L’association Citoyens Capteurs s’empare des technologies de l’internet des objets, principalement des capteurs, pour les mettre au service de la cause environnementale.

Grâce à des capteurs à bas coût de production, développés depuis 3 ans par l’association, et à un site internet dédié, il devient possible de mesurer son exposition à la pollution de l’air.

Quand internet s’invite dans l’air : la technologie utilisée.

Un capteur de pollution mesure précisément l’impact sur l’air de polluants issus de la combustion des énergies fossiles (Dioxyde d’Azote-NO2). Ce capteur est communiquant, il permet d’envoyer en temps réel les mesures et de les localiser grâce à un module GPS. Une interface offre la possibilité de stocker et de visualiser les données qui apparaissent ainsi simultanément sur une carte et sur une ligne de temps. Ces données sont en libre accès (Open data) et peuvent être exportées en fonction de la date ou du lieu de captation.

L’objectif est, pour les piétons, de cartographier leurs trajets de déplacement selon le degré de pollution et, pour les pouvoirs publics, d’identifier des zones fortement émettrices sur lesquelles agir en priorité pour améliorer la qualité de l’air. L’association s’engage pour mettre entre les mains des habitants, des associations ou des collectivités des technologies de captation de leur environnement en fondant cette démarche citoyenne sur la participation et la transparence. Les données récoltées sont publiques et ouvertes.

Cette philosophie du « Nous Quantifiant » vient renouveler les visions pessimistes du web des données et de ses usages majoritairement privés. En mêlant habilement open data et mesure collective, elle tourne également le capteur vers un domaine moins égoïste que le « Soi quantifié » (Quantified self) qui fait le succès de la dernière génération d’objets connectés portatifs. Attachée à l’idée d’ouverture radicale du projet, l’association décidément très portée sur le digital a mis en ligne des tutoriels afin de pouvoir monter soi-même son propre capteur. L’ensemble de ces ressources est consultable sur le Wiki de l’association.

Mesure-toi (toi-même) : Data tyrannie ou Data Démocratie ?

Face à la montée en puissance concomitante du big data et des objets connectés, les citoyens ont de plus en plus conscience d’être observés et mesurés dans leur activité ordinaire en ligne. Cette activité a connu une croissance fulgurante avec l’internet mobile, qui nous permet désormais de nous connecter en toute heure et en tout lieu. Le développement des puces et des capteurs communicants accroît encore le volume de data et ouvre de féroces appétits économiques pour leur mesure, leur compilation et leur monétarisation.

Sans rejeter ces technologies, l’association semble nourrir le débat en redonnant toute sa place à un internet décentralisé et à l’intelligence collective des citoyens.

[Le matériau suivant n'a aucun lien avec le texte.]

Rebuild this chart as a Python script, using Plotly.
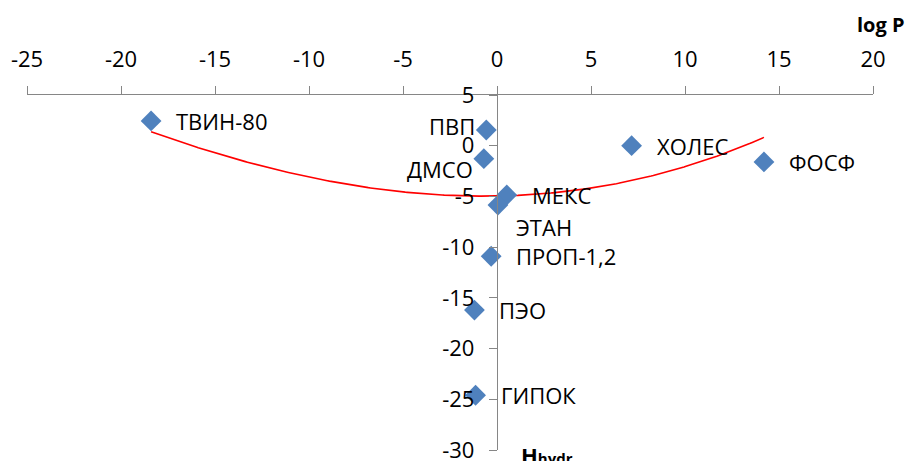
import numpy as np
import plotly.graph_objects as go

# ---- data ----
names = ["ТВИН-80", "ПВП", "ДМСО", "ХОЛЕС", "ФОСФ", "МЕКС", "ЭТАН", "ПРОП-1,2", "ПЭО", "ГИПОК"]
log_p = [-18.4, -0.57, -0.7, 7.16, 14.2, 0.52, 0.05, -0.31, -1.2, -1.14]
h_hydr = [2.44, 1.55, -1.28, 0.0, -1.6, -4.86, -5.85, -10.9, -16.2, -24.6]

# polynomial trendline coefficients (highest power first)
trend_coef = [0.000177, 0.0238, 0.0336, -4.96]

x_ticks = [-25, -20, -15, -10, -5, 0, 5, 10, 15, 20]
x_tick_labels = ["-25", "-20", "-15", "-10", "-5", "0", "5", "10", "15", "20"]
y_ticks = [-30, -25, -20, -15, -10, -5, 0, 5]
y_tick_labels = ["-30", "-25", "-20", "-15", "-10", "-5", "0", "5"]

# ---- style ----
FONT = "Open Sans"
label_style = {
    "ПВП": ("right", -9, 4),
    "ДМСО": ("right", -9, -10),
    "ЭТАН": ("left", 16, -22),
}
default_label = ("left", 23, 0)

fig = go.Figure()

tx = np.linspace(min(log_p), max(log_p), 300)
ty = np.polyval(trend_coef, tx)
fig.add_trace(go.Scatter(x=tx, y=ty, mode="lines",
                         line=dict(color="#FF0000", width=1.6),
                         hoverinfo="skip", showlegend=False, cliponaxis=False))

fig.add_trace(go.Scatter(x=log_p, y=h_hydr, mode="markers",
                         marker=dict(symbol="diamond", size=16, color="#4F81BD",
                                     line=dict(width=0)),
                         text=names, showlegend=False, cliponaxis=False))

for n, xv, yv in zip(names, log_p, h_hydr):
    anchor, xs, ys = label_style.get(n, default_label)
    fig.add_annotation(x=xv, y=yv, text=n, showarrow=False,
                       xanchor=anchor, yanchor="middle", xshift=xs, yshift=ys,
                       font=dict(family=FONT, size=22, color="#000000"))

fig.add_annotation(xref="paper", yref="paper", x=0.979, y=1.2, text="<b>log P</b>",
                   showarrow=False, xanchor="left", yanchor="middle",
                   font=dict(family=FONT, size=20, color="#000000"))
fig.add_annotation(xref="paper", yref="paper", x=0.581, y=-0.013,
                   text="<b>H<span style='font-size:15px'>hydr</span></b>",
                   showarrow=False, xanchor="left", yanchor="middle",
                   font=dict(family=FONT, size=22, color="#000000"))

axis_color = "#868686"
fig.update_layout(
    width=910, height=461,
    margin=dict(l=27, r=37, t=95, b=11),
    paper_bgcolor="white", plot_bgcolor="white",
    font=dict(family=FONT, size=22, color="#000000"),
    xaxis=dict(range=[-25, 20], side="top", tickvals=x_ticks, ticktext=x_tick_labels,
               showgrid=False, zeroline=False, showline=True, automargin=False,
               linecolor=axis_color, linewidth=1.3,
               ticks="outside", ticklen=8, tickcolor=axis_color, tickwidth=1.3,
               tickfont=dict(family=FONT, size=22, color="#000000"),
               ticklabelstandoff=10, ticklabeloverflow="allow"),
    yaxis=dict(range=[-30, 5], tickvals=y_ticks, ticktext=y_tick_labels,
               anchor="free", position=25 / 45, automargin=False,
               showgrid=False, zeroline=False, showline=True,
               linecolor=axis_color, linewidth=1.3,
               ticks="outside", ticklen=8, tickcolor=axis_color, tickwidth=1.3,
               tickfont=dict(family=FONT, size=22, color="#000000"),
               ticklabelstandoff=10, ticklabeloverflow="allow"),
)

fig.write_html("out.html", config={"displayModeBar": False},
               post_script="document.body.style.margin='0';document.body.style.overflow='hidden';")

La nuance sur laquelle se développe cette pratique, c’est celle qui existe entre un consommateur capté et un citoyen capteur, entre un objet mesuré et le sujet de la mesure. Cette pratique citoyenne refuse l’instrumentalisation par des « objets intelligents » et prend le contre-pied de la vision actuelle de l’objet connecté : un objet séducteur, design et convivial, produit par autrui et générateur de données personnelles. Ici, on propose une recette de « fabrication maison » de l’objet connecté et une bonne dose de pédagogie sur son utilisation.

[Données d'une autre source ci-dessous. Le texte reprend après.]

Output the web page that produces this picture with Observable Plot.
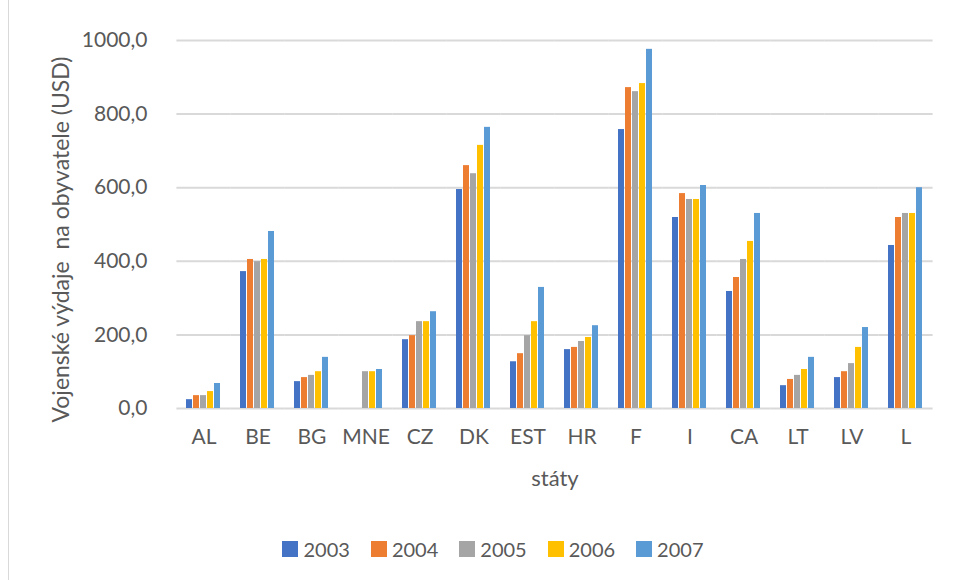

Cette idéologie du « nous quantifiant » arrive à rebours de la version privée et très marketing du « soi quantifié ». La question que supporte la croissance du web des données est de savoir laquelle de ces deux utilisations des technologies de l’internet des objets s’imposera demain comme la principale innovation sociale de cette période du développement d’internet.

Les technologies de l’internet des objets vont-elles redonner du pouvoir aux citoyens ou faire de nous des objets de mesure du matin au soir dans un contexte de forte concentration des acteurs actuellement en mesure de les exploiter ? L’association citoyens capteurs n’apporte pas encore la réponse à cette question, elle offre toutefois une voie intéressante pour ceux qui voudraient relever le défi citoyen.